Cette révélation montre d’une part le mensonge flagrant du gouvernement et du ministère des Transports aux cheminots du FRET lourdement touchés par la liquidation. L’hypocrisie de la macronie, qui s’exprimait déjà dans le « compromis » trouvé avec la Commission européenne et qui n’était rien de moins qu’un coup de poignard, se trouve doublée par la preuve que le gouvernement travaillait déjà à la destruction du secteur depuis cinq ans. Un mensonge qui permet également à la direction de la SNCF de s’en sortir très favorablement, puisque les 30 % d’activité devant être cédée à la concurrence seront très certainement reprises par sa propre filiale de transport par camion : Geodis. Dans l’opération la direction se débarrasse donc de 450 cheminots et, à l’avenir, du statut qui allait avec.

« Finalement ce sont plus de 450 salariés qui vont voir leur poste disparaitre, mais ce seront des milliers dans le futur car la discontinuité, comme ils disent, c’est la déstructuration du FRET ! C’est aussi la cessation de machines, de plateformes de triages. Ils parlent de discontinuité, mais le vrai terme, c’est plan social. Derrière les mots techniques ce n’est rien de moins que la casse de milliers d’emplois et du service public ferroviaire » explique Anasse Kazib, cheminot du triage du Bourget et syndicaliste à Sud Rail. « C’est une preuve flagrante que ce gouvernement n’entend rien faire pour le climat. La seule volonté qu’il ait, c’est de casser ce modèle social, de briser les travailleurs et les travailleuses pour donner tout ce qui est rentable au privé », poursuit-il. « Tout cela financé par de l’argent public, d’une part pour McKinsey bien sûr, ces conseillers en destruction, mais aussi pour le matériel : la plateforme logistique de Saint-Priest par exemple, a été refaite à neuf à coup de millions et va être cédée à des entreprises privées ».

Les plans d’investissements dans le FRET lancés par le gouvernement depuis 2019 prennent maintenant une autre signification pour le cheminot : « tous les moyens qui ont été mis pour la relance du FRET, alors que dès 2019 ils étudiaient des manières de s’en débarrasser, ce n’étaient pas des millions pour améliorer le service, c’était pour préparer les cessions au privé, c’était des avances aux entreprises ! ».

Une double hypocrisie que dénonce SUD Rail dans une vidéo publiée le 4 octobre sur X (ex-Twitter).

D’autre part, cette affaire vient rappeler à notre bon souvenir le fameux cabinet de conseil McKinsey, décidément toujours dans les bons coups.

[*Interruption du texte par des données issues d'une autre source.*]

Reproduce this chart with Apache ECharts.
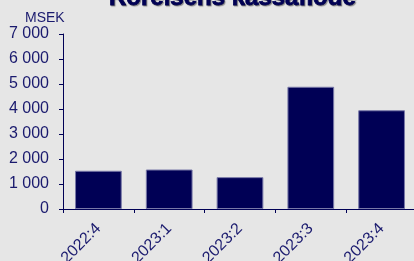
<!DOCTYPE html>
<html><head><meta charset="utf-8">
<script src="https://cdn.jsdelivr.net/npm/echarts@6/dist/echarts.min.js"></script>
<style>html,body{margin:0;padding:0;background:#e6e6e6}#c{width:414px;height:261px}</style>
</head><body><div id="c"></div>
<script>
const titleText = "Rörelsens kassaflöde";
const unitLabel = "MSEK";
const categories = ["2022:4", "2023:1", "2023:2", "2023:3", "2023:4"];
const values = [1530, 1580, 1275, 4890, 3950];

const navy = "#000055";
const textColor = "#1a1a6e";
const chart = echarts.init(document.getElementById('c'), null, {renderer: 'canvas'});
chart.setOption({
  backgroundColor: '#e6e6e6',
  animation: false,
  title: {
    text: titleText, left: 104, top: -19,
    textStyle: {fontFamily: 'Liberation Sans, Arial', fontWeight: 900, fontSize: 24, color: navy,
      textBorderColor: navy, textBorderWidth: 0.8,
      textShadowColor: 'rgba(0,0,0,0.35)', textShadowOffsetX: 1, textShadowOffsetY: 1, textShadowBlur: 1}
  },
  graphic: [{type: 'text', left: 25, top: 11, style: {text: unitLabel, fill: textColor, font: '14px Liberation Sans, Arial'}}],
  grid: {left: 63, top: 34, width: 354, height: 175, containLabel: false, outerBoundsMode: 'none'},
  xAxis: {
    type: 'category', data: categories,
    axisLine: {lineStyle: {color: navy, width: 1}},
    axisTick: {show: true, length: 4, alignWithLabel: false, lineStyle: {color: navy}},
    axisLabel: {rotate: 45, color: textColor, fontSize: 16, fontFamily: 'Liberation Sans, Arial', margin: 17, interval: 0}
  },
  yAxis: {
    type: 'value', min: 0, max: 7000, interval: 1000,
    axisLine: {show: true, lineStyle: {color: navy, width: 1}},
    axisTick: {show: true, length: 4, lineStyle: {color: navy}},
    splitLine: {show: false},
    axisLabel: {color: textColor, fontSize: 16, fontFamily: 'Liberation Sans, Arial', margin: 14,
      formatter: v => String(v).replace(/\B(?=(\d{3})+(?!\d))/g, ' ')}
  },
  series: [{
    type: 'bar', data: values, barWidth: '66%',
    itemStyle: {color: navy, borderColor: '#7878a8', borderWidth: 1}
  }]
});
</script></body></html>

Ce cabinet de parasites, assoiffé d’argent public, est le même qui avait empoché 4 millions d’euros pour conseiller à Macron de réduire de 5 euros les APL en 2021, le même qui facturait sur notre argent des prestations pour des évènement n’ayant jamais eu lieu, le même enfin qui s’est arrangé pour ne pas payer ses impôts en France. Ces bons amis de Macron, qui ont pu l’aider gratuitement lorsqu’il était ministre de l’Économie de Hollande, ont surement flairé les gros sous en 2019 et se sont empressés de pondre un plan pour liquider le FRET. Plus encore, étant donné la proximité entre les propositions de McKinsey et les volontés de la Commission européenne, nous sommes en droit de nous demander si celle-ci n’aurait pas eu accès à cette étude.

Commission européenne, gouvernement Macron, McKinsey : en réalité chacun rivalise d’ingéniosité pour décrocher la palme de meilleur serviteur de la bourgeoisie. Sur le dos du service public ferroviaire, de l’écologie et des travailleurs.